With 60,000 prisoners incarcerated in Georgia, 95 percent of whom will eventually return to their homes, communities have a huge stake in making sure that prisoners do not commit another crime after being released.

Although it is very early to tell what kind of a difference the program will make in the long run, since its opening, the Carrollton office has served 22 people - and 11 of them are now working, according to program director Bob Jackson.

“Out of that we have had a 1.5 percent recidivism, 1.5 percent,” Jackson said. “So that means that we have made somewhat of a difference and we’re moving in the right direction.”

Carrollton is providing housing and utilities for the office at 135 W. Center St., an investment in what is good and right and just, according to Mayor Wayne Garner. The program provides an opportunity for those recently released prisoners to help themselves while the community cheers them on, he said.
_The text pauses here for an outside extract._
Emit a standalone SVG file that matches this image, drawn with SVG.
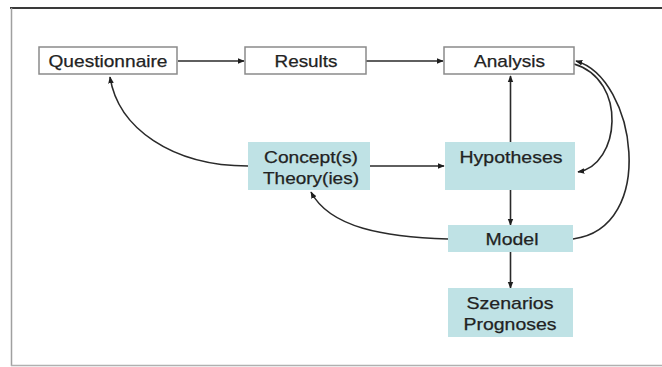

“We don’t want to hear about how Mama was mean to you or you had a bad coach or anything like that,” Garner said. “When you get here, it’s up to you.”

Projects like this re-entry program are not new to the county, but its comprehensiveness is, according to Sheriff Terry Langley.

“There’s been several different groups trying to do things, but they’ve been off on their own,” he said. “I think this is more of a coordinated effort, spearheaded by the NAACP. Church groups, business, law enforcement and all coming together in a collaborative effort.”

The effort to help former prisoners be successful after their release is an important step in making Carroll County safe, Langley said.